Just days later, Bob started seeing a difference. “I noticed the vegetation out here was turning brown."

Video from the beginning of August shows some of the birds sticking around. Now, within a month later, there is nowhere to stick. "All of the dead trees and vegetation has been taken away. It's looked like this ever since."

A response from Neal Communities Thursday says the removal of nuisance vegetation and nests at the site were done with a permit issued by the Florida Fish and Wildlife Conservation Commission. "After extensive monitoring, it was verified that the nests all appeared vacated. The FFWCC was then informed and removal activities commenced."

They also say herbicide was used to kill Brazilian pepper trees, assuring its seeds did not spread.

"Spraying a herbicide on this nice lake, which drains into the Myakka Watershed…it had to have a negative impact on the fish, the birds, all kinds of wildlife here," says Fuqua.

Within just a few hundred feet of the site are more birds and more wetlands. In the company's response, it says the area is an old burrow pit, and more changes are to come. "The closed burrow pit operations are to be reopened as part of the development process of the Vica tract, and the dirt will be used for roadways and other development purposes."

That means the whole island and more is about to go.
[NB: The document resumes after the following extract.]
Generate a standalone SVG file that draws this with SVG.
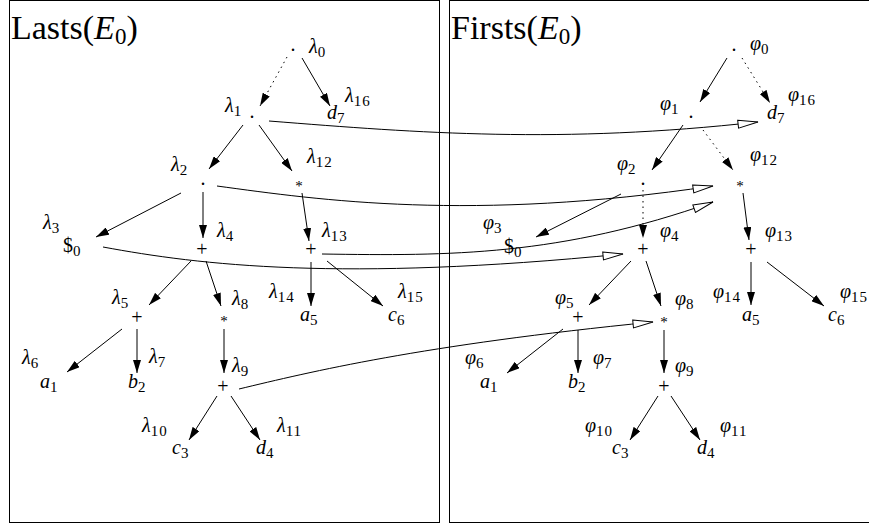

Those like Bob say it's just the beginning of many changes in his neighborhood he's not looking forward to. "It's a very disturbing start."

Many in the neighborhood did not want to see the land approved for all those homes, saying this is exactly what they can expect.

Neal Communities has plans to build another 263-home development elsewhere in the area. That project has drawn even more criticism and has not yet gone before council members for approval.